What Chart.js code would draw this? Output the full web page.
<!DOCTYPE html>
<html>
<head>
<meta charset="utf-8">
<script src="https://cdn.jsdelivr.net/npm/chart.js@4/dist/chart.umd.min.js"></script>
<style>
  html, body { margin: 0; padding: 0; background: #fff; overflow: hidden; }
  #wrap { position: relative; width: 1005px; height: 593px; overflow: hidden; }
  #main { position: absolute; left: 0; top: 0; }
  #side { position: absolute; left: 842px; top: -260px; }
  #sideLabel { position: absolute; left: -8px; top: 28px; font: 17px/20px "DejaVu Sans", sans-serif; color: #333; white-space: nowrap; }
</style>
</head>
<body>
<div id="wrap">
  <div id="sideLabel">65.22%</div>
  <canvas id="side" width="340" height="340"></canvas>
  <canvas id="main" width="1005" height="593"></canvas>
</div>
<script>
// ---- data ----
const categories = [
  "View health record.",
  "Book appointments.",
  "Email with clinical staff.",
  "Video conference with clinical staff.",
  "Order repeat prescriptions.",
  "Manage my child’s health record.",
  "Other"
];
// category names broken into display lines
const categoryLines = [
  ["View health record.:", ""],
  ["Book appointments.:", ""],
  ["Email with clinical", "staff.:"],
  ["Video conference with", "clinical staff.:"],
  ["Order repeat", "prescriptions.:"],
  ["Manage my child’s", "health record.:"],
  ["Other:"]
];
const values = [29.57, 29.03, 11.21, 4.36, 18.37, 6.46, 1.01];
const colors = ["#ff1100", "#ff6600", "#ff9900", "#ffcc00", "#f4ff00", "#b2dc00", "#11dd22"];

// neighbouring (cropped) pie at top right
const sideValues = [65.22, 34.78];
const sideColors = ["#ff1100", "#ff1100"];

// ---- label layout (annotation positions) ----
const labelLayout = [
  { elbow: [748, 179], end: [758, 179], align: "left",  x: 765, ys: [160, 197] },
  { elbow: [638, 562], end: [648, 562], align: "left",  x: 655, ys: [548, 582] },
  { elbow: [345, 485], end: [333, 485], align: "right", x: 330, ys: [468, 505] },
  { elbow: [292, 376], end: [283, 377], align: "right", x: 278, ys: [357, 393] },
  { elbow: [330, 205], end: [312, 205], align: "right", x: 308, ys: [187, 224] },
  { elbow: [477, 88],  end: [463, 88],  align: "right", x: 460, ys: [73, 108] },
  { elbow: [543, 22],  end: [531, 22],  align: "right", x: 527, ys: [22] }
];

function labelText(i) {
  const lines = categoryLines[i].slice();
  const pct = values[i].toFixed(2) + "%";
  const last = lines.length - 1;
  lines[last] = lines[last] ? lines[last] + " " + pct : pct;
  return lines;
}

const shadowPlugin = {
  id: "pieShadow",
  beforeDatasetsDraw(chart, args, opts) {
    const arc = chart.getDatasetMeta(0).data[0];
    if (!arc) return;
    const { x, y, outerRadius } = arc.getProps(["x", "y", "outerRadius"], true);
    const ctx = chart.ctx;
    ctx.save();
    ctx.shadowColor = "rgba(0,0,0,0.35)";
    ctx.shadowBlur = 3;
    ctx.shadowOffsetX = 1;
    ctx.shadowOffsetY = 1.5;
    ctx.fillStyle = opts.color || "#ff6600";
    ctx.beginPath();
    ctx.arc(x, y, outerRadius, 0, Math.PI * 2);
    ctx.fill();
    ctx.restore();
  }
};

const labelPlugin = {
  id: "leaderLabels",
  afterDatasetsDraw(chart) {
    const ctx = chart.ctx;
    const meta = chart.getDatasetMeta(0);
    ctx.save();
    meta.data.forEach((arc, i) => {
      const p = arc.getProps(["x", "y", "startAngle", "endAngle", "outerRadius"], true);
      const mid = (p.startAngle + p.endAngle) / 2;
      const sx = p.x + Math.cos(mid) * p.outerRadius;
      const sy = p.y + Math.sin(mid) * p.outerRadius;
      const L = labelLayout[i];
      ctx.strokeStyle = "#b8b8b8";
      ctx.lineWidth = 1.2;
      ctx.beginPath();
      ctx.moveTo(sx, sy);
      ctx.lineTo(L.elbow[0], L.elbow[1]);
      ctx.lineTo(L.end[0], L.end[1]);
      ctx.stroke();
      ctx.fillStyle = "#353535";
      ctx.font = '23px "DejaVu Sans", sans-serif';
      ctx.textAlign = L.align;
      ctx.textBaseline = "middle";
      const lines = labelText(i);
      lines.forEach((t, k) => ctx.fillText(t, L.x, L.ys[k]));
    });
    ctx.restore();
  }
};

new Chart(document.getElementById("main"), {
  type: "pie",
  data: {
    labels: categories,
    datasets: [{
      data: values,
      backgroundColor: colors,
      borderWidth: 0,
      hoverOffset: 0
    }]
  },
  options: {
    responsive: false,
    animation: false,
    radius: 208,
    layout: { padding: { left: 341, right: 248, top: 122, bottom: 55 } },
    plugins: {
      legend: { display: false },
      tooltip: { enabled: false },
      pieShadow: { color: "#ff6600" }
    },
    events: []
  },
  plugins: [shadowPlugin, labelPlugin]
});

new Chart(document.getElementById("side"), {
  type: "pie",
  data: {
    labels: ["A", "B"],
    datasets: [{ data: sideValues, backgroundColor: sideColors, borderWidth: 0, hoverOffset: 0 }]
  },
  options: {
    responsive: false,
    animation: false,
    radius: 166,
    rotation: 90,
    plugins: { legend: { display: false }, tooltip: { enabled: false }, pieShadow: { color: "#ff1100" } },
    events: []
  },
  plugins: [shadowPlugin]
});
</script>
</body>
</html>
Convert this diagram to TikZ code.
__________
Requirements: Extract every entry in the listing word for word.

Output for this task:
What Chart.js code would draw this? Output the full web page.
<!DOCTYPE html>
<html>
<head>
<meta charset="utf-8">
<script src="https://cdn.jsdelivr.net/npm/chart.js@4/dist/chart.umd.min.js"></script>
<style>
  html, body { margin: 0; padding: 0; background: #fff; overflow: hidden; }
  #wrap { position: relative; width: 1005px; height: 593px; overflow: hidden; }
  #main { position: absolute; left: 0; top: 0; }
  #side { position: absolute; left: 842px; top: -260px; }
  #sideLabel { position: absolute; left: -8px; top: 28px; font: 17px/20px "DejaVu Sans", sans-serif; color: #333; white-space: nowrap; }
</style>
</head>
<body>
<div id="wrap">
  <div id="sideLabel">65.22%</div>
  <canvas id="side" width="340" height="340"></canvas>
  <canvas id="main" width="1005" height="593"></canvas>
</div>
<script>
// ---- data ----
const categories = [
  "View health record.",
  "Book appointments.",
  "Email with clinical staff.",
  "Video conference with clinical staff.",
  "Order repeat prescriptions.",
  "Manage my child’s health record.",
  "Other"
];
// category names broken into display lines
const categoryLines = [
  ["View health record.:", ""],
  ["Book appointments.:", ""],
  ["Email with clinical", "staff.:"],
  ["Video conference with", "clinical staff.:"],
  ["Order repeat", "prescriptions.:"],
  ["Manage my child’s", "health record.:"],
  ["Other:"]
];
const values = [29.57, 29.03, 11.21, 4.36, 18.37, 6.46, 1.01];
const colors = ["#ff1100", "#ff6600", "#ff9900", "#ffcc00", "#f4ff00", "#b2dc00", "#11dd22"];

// neighbouring (cropped) pie at top right
const sideValues = [65.22, 34.78];
const sideColors = ["#ff1100", "#ff1100"];

// ---- label layout (annotation positions) ----
const labelLayout = [
  { elbow: [748, 179], end: [758, 179], align: "left",  x: 765, ys: [160, 197] },
  { elbow: [638, 562], end: [648, 562], align: "left",  x: 655, ys: [548, 582] },
  { elbow: [345, 485], end: [333, 485], align: "right", x: 330, ys: [468, 505] },
  { elbow: [292, 376], end: [283, 377], align: "right", x: 278, ys: [357, 393] },
  { elbow: [330, 205], end: [312, 205], align: "right", x: 308, ys: [187, 224] },
  { elbow: [477, 88],  end: [463, 88],  align: "right", x: 460, ys: [73, 108] },
  { elbow: [543, 22],  end: [531, 22],  align: "right", x: 527, ys: [22] }
];

function labelText(i) {
  const lines = categoryLines[i].slice();
  const pct = values[i].toFixed(2) + "%";
  const last = lines.length - 1;
  lines[last] = lines[last] ? lines[last] + " " + pct : pct;
  return lines;
}

const shadowPlugin = {
  id: "pieShadow",
  beforeDatasetsDraw(chart, args, opts) {
    const arc = chart.getDatasetMeta(0).data[0];
    if (!arc) return;
    const { x, y, outerRadius } = arc.getProps(["x", "y", "outerRadius"], true);
    const ctx = chart.ctx;
    ctx.save();
    ctx.shadowColor = "rgba(0,0,0,0.35)";
    ctx.shadowBlur = 3;
    ctx.shadowOffsetX = 1;
    ctx.shadowOffsetY = 1.5;
    ctx.fillStyle = opts.color || "#ff6600";
    ctx.beginPath();
    ctx.arc(x, y, outerRadius, 0, Math.PI * 2);
    ctx.fill();
    ctx.restore();
  }
};

const labelPlugin = {
  id: "leaderLabels",
  afterDatasetsDraw(chart) {
    const ctx = chart.ctx;
    const meta = chart.getDatasetMeta(0);
    ctx.save();
    meta.data.forEach((arc, i) => {
      const p = arc.getProps(["x", "y", "startAngle", "endAngle", "outerRadius"], true);
      const mid = (p.startAngle + p.endAngle) / 2;
      const sx = p.x + Math.cos(mid) * p.outerRadius;
      const sy = p.y + Math.sin(mid) * p.outerRadius;
      const L = labelLayout[i];
      ctx.strokeStyle = "#b8b8b8";
      ctx.lineWidth = 1.2;
      ctx.beginPath();
      ctx.moveTo(sx, sy);
      ctx.lineTo(L.elbow[0], L.elbow[1]);
      ctx.lineTo(L.end[0], L.end[1]);
      ctx.stroke();
      ctx.fillStyle = "#353535";
      ctx.font = '23px "DejaVu Sans", sans-serif';
      ctx.textAlign = L.align;
      ctx.textBaseline = "middle";
      const lines = labelText(i);
      lines.forEach((t, k) => ctx.fillText(t, L.x, L.ys[k]));
    });
    ctx.restore();
  }
};

new Chart(document.getElementById("main"), {
  type: "pie",
  data: {
    labels: categories,
    datasets: [{
      data: values,
      backgroundColor: colors,
      borderWidth: 0,
      hoverOffset: 0
    }]
  },
  options: {
    responsive: false,
    animation: false,
    radius: 208,
    layout: { padding: { left: 341, right: 248, top: 122, bottom: 55 } },
    plugins: {
      legend: { display: false },
      tooltip: { enabled: false },
      pieShadow: { color: "#ff6600" }
    },
    events: []
  },
  plugins: [shadowPlugin, labelPlugin]
});

new Chart(document.getElementById("side"), {
  type: "pie",
  data: {
    labels: ["A", "B"],
    datasets: [{ data: sideValues, backgroundColor: sideColors, borderWidth: 0, hoverOffset: 0 }]
  },
  options: {
    responsive: false,
    animation: false,
    radius: 166,
    rotation: 90,
    plugins: { legend: { display: false }, tooltip: { enabled: false }, pieShadow: { color: "#ff1100" } },
    events: []
  },
  plugins: [shadowPlugin]
});
</script>
</body>
</html>
Convert this diagram to TikZ code.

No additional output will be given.